The Supreme Court recently upheld a deferential standard of review for findings of fact in awarding attorneys' fees in patent cases. The Supreme Court held these fact intensive determinations can only be reversed for "abuse of discretion". Highmark, Inc. v. All Care Health Management Systems, Inc., 134 S.Ct. 1744 (2014).  A question of law based on underlying mixed questions of fact was not subject to de novo review; instead, the district court determination was entitled to deference.
"Because §285 commits the determination whether a case is 'exceptional' to the discretion of the district court, that decision is to be reviewed on appeal for abuse of discretion.
Traditionally, decisions on ‘questions of law’ are 'reviewable de novo,' decisions on 'questions of fact' are 'reviewable for clear error,' and decisions on 'matters of discretion' are reviewable for 'abuse of discretion.' …
Although questions of law may in some cases be relevant to the §285 inquiry, that inquiry generally is, at heart 'rooted in factual determinations'."
Highmark, 134 S.Ct. at 1748-49.
In Highmark, the attorneys' fee statute allocated the determination to the discretion of the district court. The case law on claim construction, however, is not based on statutory language in the Patent Act allocating the determination of the meaning of claim terms. And the claim construction process is not as “deeply rooted in factual determinations”.

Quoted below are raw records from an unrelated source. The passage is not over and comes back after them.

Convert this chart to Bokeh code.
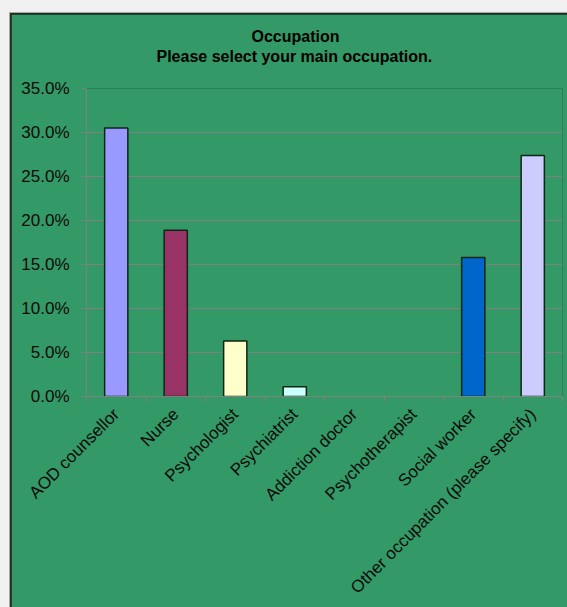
import math
from bokeh.plotting import figure
from bokeh.models import (ColumnDataSource, FixedTicker, PrintfTickFormatter, Title, Range1d, Column)
from bokeh.embed import file_html
from bokeh.resources import INLINE

categories = ["AOD counsellor", "Nurse", "Psychologist", "Psychiatrist",
              "Addiction doctor", "Psychotherapist", "Social worker",
              "Other occupation (please specify)"]
values = [30.5, 18.9, 6.3, 1.1, 0.0, 0.0, 15.8, 27.4]
colors = ["#9999FF", "#993366", "#FFFFCC", "#CCFFFF", "#660066", "#FF8080", "#0066CC", "#CCCCFF"]
y_ticks = [0, 5, 10, 15, 20, 25, 30, 35]
title_text = "Occupation"
subtitle_text = "Please select your main occupation."

GREEN = "#339966"
FONT = "Liberation Sans"

xs = [i + 0.5 for i in range(len(categories))]
keep = [i for i, v in enumerate(values) if v > 0]
src = ColumnDataSource(dict(
    x=[xs[i] for i in keep],
    top=[values[i] for i in keep],
    color=[colors[i] for i in keep],
))

p = figure(width=556, height=593, output_backend="svg", toolbar_location=None,
           x_range=Range1d(0, len(categories)), y_range=Range1d(0, 35),
           min_border_left=75, min_border_right=5, min_border_top=74, min_border_bottom=211,
           border_fill_color=GREEN, background_fill_color=GREEN, outline_line_color=None,
           margin=(1, 0, 0, 1))
p.title.visible = False

p.vbar(x="x", top="top", width=0.39, bottom=0, source=src, fill_color="color",
       line_color="#0d2614", line_width=1.5)

# titles (spacer closest to the frame, then subtitle, then main title)
spacer = Title(text=" ", text_font_size="1px", standoff=20, text_color=GREEN)
sub = Title(text=subtitle_text, align="left", offset=70, text_font=FONT,
            text_font_size="16px", text_font_style="bold", text_color="#000000", standoff=2)
main = Title(text=title_text, align="left", offset=165, text_font=FONT,
             text_font_size="16px", text_font_style="bold", text_color="#000000", standoff=0)
p.add_layout(spacer, "above")
p.add_layout(sub, "above")
p.add_layout(main, "above")

# y axis
p.yaxis.ticker = FixedTicker(ticks=y_ticks)
p.yaxis.formatter = PrintfTickFormatter(format="%.1f%%")
p.yaxis.axis_line_color = "#808080"
p.yaxis.major_tick_line_color = "#808080"
p.yaxis.major_tick_out = 5
p.yaxis.major_tick_in = 0
p.yaxis.minor_tick_line_color = None
p.yaxis.major_label_text_font = FONT
p.yaxis.major_label_text_font_size = "17px"
p.yaxis.major_label_text_color = "#0a0a0a"
p.yaxis.major_label_standoff = 12

# x axis
p.xaxis.ticker = FixedTicker(ticks=xs, minor_ticks=list(range(len(categories) + 1)))
p.xaxis.major_label_overrides = {x: c for x, c in zip(xs, categories)}
p.xaxis.major_label_orientation = math.pi / 4
p.xaxis.axis_line_color = "#808080"
p.xaxis.major_tick_line_color = None
p.xaxis.minor_tick_line_color = "#808080"
p.xaxis.minor_tick_out = 5
p.xaxis.minor_tick_in = 0
p.xaxis.major_label_text_font = FONT
p.xaxis.major_label_text_font_size = "17px"
p.xaxis.major_label_text_color = "#0a0a0a"
p.xaxis.major_label_standoff = 9

p.xgrid.grid_line_color = None
p.ygrid.grid_line_color = "#808080"
p.ygrid.ticker = FixedTicker(ticks=y_ticks)

inner = Column(p, width=557, height=594, margin=(1, 0, 0, 1),
               styles={"background-color": "#1e2a22"})
mid = Column(inner, width=558, height=595, margin=(12, 0, 0, 9),
             styles={"background-color": "#a8a8a8"})
outer = Column(mid, width=567, height=607, styles={"background-color": "#f0f0f0"})

open("out.html", "w").write(file_html(outer, INLINE))
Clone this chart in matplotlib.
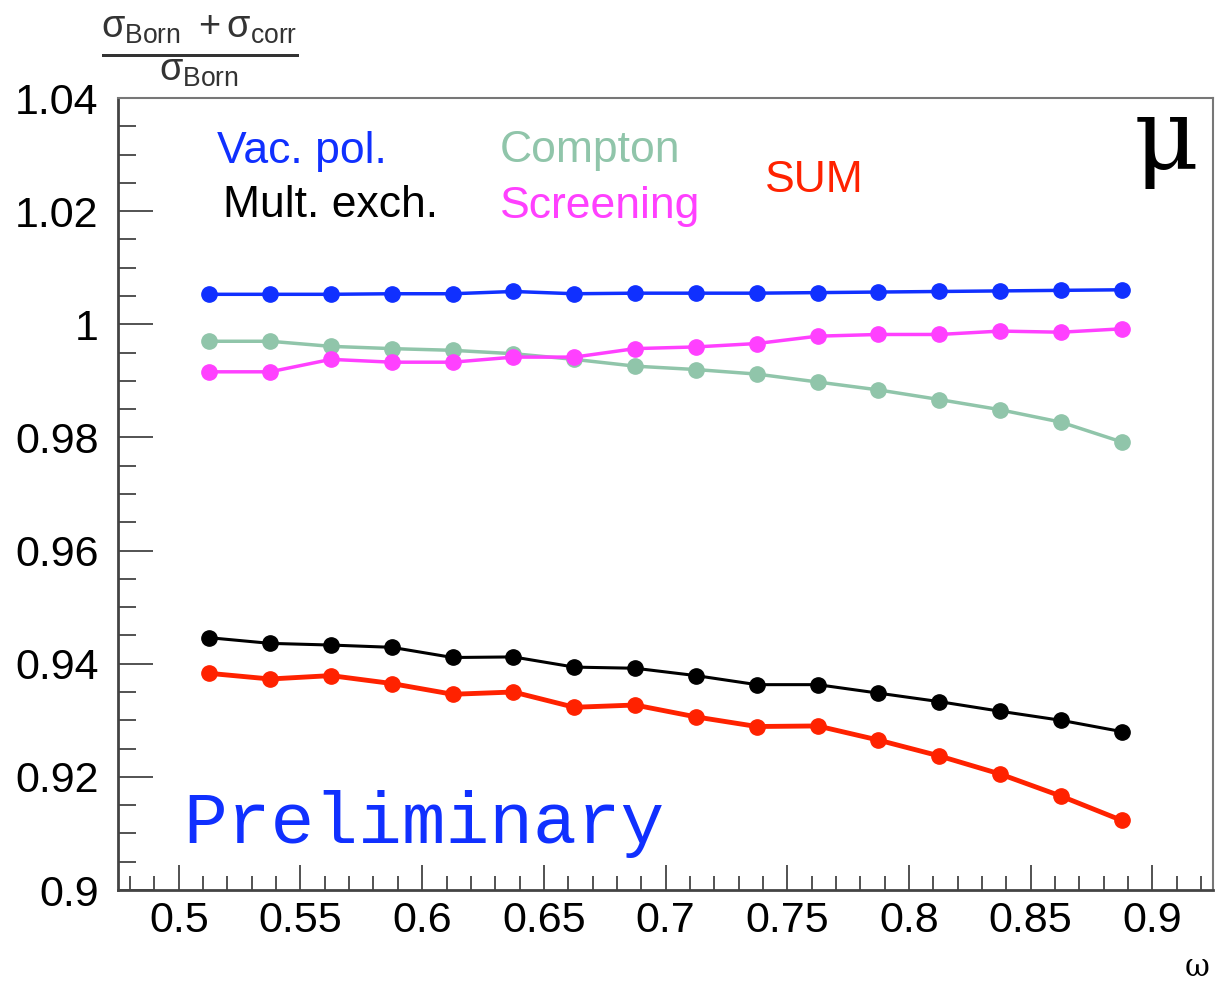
import numpy as np
import matplotlib
matplotlib.use("Agg")
import matplotlib.pyplot as plt
from matplotlib.ticker import MultipleLocator

# DATOS
omega = [0.5125, 0.5375, 0.5625, 0.5875, 0.6125, 0.6375, 0.6625, 0.6875,
         0.7125, 0.7375, 0.7625, 0.7875, 0.8125, 0.8375, 0.8625, 0.8875]

vac_pol = [1.0053, 1.0053, 1.0053, 1.0054, 1.0054, 1.0058, 1.0054, 1.0055,
           1.0055, 1.0055, 1.0056, 1.0057, 1.0058, 1.0059, 1.0060, 1.0061]
compton = [0.9970, 0.9970, 0.9961, 0.9957, 0.9954, 0.9948, 0.9938, 0.9926,
           0.9920, 0.9912, 0.9898, 0.9884, 0.9867, 0.9849, 0.9827, 0.9792]
screening = [0.9916, 0.9916, 0.9938, 0.9933, 0.9933, 0.9942, 0.9942, 0.9957,
             0.9960, 0.9966, 0.9979, 0.9982, 0.9982, 0.9988, 0.9986, 0.9992]
mult_exch = [0.9446, 0.9436, 0.9433, 0.9429, 0.9411, 0.9412, 0.9394, 0.9392,
             0.9379, 0.9363, 0.9363, 0.9348, 0.9333, 0.9316, 0.9300, 0.9280]
suma = [0.9383, 0.9373, 0.9379, 0.9365, 0.9346, 0.9350, 0.9323, 0.9327,
        0.9306, 0.9289, 0.9290, 0.9265, 0.9237, 0.9205, 0.9166, 0.9123]

x_ticks = [0.5, 0.55, 0.6, 0.65, 0.7, 0.75, 0.8, 0.85, 0.9]
x_labels = ["0.5", "0.55", "0.6", "0.65", "0.7", "0.75", "0.8", "0.85", "0.9"]
y_ticks = [0.9, 0.92, 0.94, 0.96, 0.98, 1.0, 1.02, 1.04]
y_labels = ["0.9", "0.92", "0.94", "0.96", "0.98", "1", "1.02", "1.04"]

AZUL = "#1030ff"
VERDE = "#90c5aa"
MAGENTA = "#ff40ff"
ROJO = "#ff2200"

SANS = ["Liberation Sans", "DejaVu Sans"]
plt.rcParams['font.family'] = SANS
plt.rcParams['mathtext.fontset'] = 'custom'
plt.rcParams['mathtext.rm'] = 'Liberation Sans'
plt.rcParams['mathtext.it'] = 'Liberation Sans'

fig = plt.figure(figsize=(12.15, 9.83), dpi=100)
ax = fig.add_axes([0.0971, 0.0946, 0.9013, 0.8057])

# GRAFICAS
ax.plot(omega, compton, '-o', color=VERDE, lw=2.5, ms=11, zorder=2)
ax.plot(omega, screening, '-o', color=MAGENTA, lw=2.5, ms=11, zorder=3)
ax.plot(omega, vac_pol, '-o', color=AZUL, lw=2.5, ms=11, zorder=4)
ax.plot(omega, mult_exch, '-o', color='black', lw=2.2, ms=11, zorder=3)
ax.plot(omega, suma, '-o', color=ROJO, lw=3.5, ms=11, zorder=4)

ax.set_xlim(0.475, 0.925)
ax.set_ylim(0.9, 1.04)

ax.set_xticks(x_ticks)
ax.set_xticklabels(x_labels)
ax.set_yticks(y_ticks)
ax.set_yticklabels(y_labels)
ax.xaxis.set_minor_locator(MultipleLocator(0.01))
ax.yaxis.set_minor_locator(MultipleLocator(0.005))

ax.tick_params(axis='both', which='both', direction='in', top=False, right=False,
               color='#444444', width=1.3, labelsize=31)
ax.tick_params(axis='x', which='major', length=18, pad=8)
ax.tick_params(axis='x', which='minor', length=10)
ax.tick_params(axis='y', which='major', length=25, pad=14)
ax.tick_params(axis='y', which='minor', length=13)

for lado in ['left', 'bottom']:
    ax.spines[lado].set_color('#444444')
    ax.spines[lado].set_linewidth(2)
for lado in ['top', 'right']:
    ax.spines[lado].set_color('#777777')
    ax.spines[lado].set_linewidth(1.5)

# TEXTOS
ax.text(0.5156, 1.0285, "Vac. pol.", color=AZUL, fontsize=32, va='baseline', ha='left')
ax.text(0.5181, 1.0189, "Mult. exch.", color='black', fontsize=32, va='baseline', ha='left')
ax.text(0.6318, 1.0287, "Compton", color=VERDE, fontsize=32, va='baseline', ha='left')
ax.text(0.6320, 1.0188, "Screening", color=MAGENTA, fontsize=32, va='baseline', ha='left')
ax.text(0.7410, 1.0234, "SUM", color=ROJO, fontsize=32, va='baseline', ha='left')
ax.text(0.9190, 1.0276, "\u03bc", color='black', fontsize=72, va='baseline', ha='right',
        family=["DejaVu Serif", "DejaVu Sans"])
ax.text(0.5020, 0.9083, "Preliminary", color=AZUL, fontsize=52.5, va='baseline', ha='left',
        family=["Liberation Mono", "DejaVu Sans Mono"])

fig.text(200 / 1215, 1 - 52 / 983,
         r'$\frac{\sigma_{\rm Born}\ +\sigma_{\rm corr}}{\sigma_{\rm Born}}$',
         fontsize=39, ha='center', va='center', color='#333333')
fig.text(1197 / 1215, 1 - 968 / 983, "\u03c9", fontsize=22, ha='center', va='center',
         family=["DejaVu Serif", "DejaVu Sans"])

plt.savefig("out.png", dpi=100)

The American Intellectual Property Law Association ("AIPLA") filed an amicus brief arguing claim construction is ultimately a question of law subject to review de novo; however, subsidiary issues based on extrinsic evidence (evidence outside the patent itself and the prosecution history) should be reviewed for clear error. The amicus brief argues the clearly erroneous standard applies to factual determinations for other mixed questions of law and fact in patent cases, for example -- in determining obviousness (In re Huang, 100 F.3d 135, 138 (Fed. Cir. 1996)) , enablement (PPG Industries, Inc. v. Guardian Industries Corp., 75 F.3d 1558, 1564 (Fed. Cir. 1996)) , the on sale bar (Ferag AG v. Quipp, Inc., 45 F.3d 1562, 1566 (Fed. Cir. 1995)), and inventorship (Sewell v. Walters, 21 F.3d 411, 415 (Fed. Cir. 1994)).
Throwing caution to the wind, I humbly predict the Supreme Court will hold that findings of fact subsumed in claim construction are subject to the deferential clear err standard of Rule 52(a)(6). This standard of review could add greater predictability to appeals in patent cases.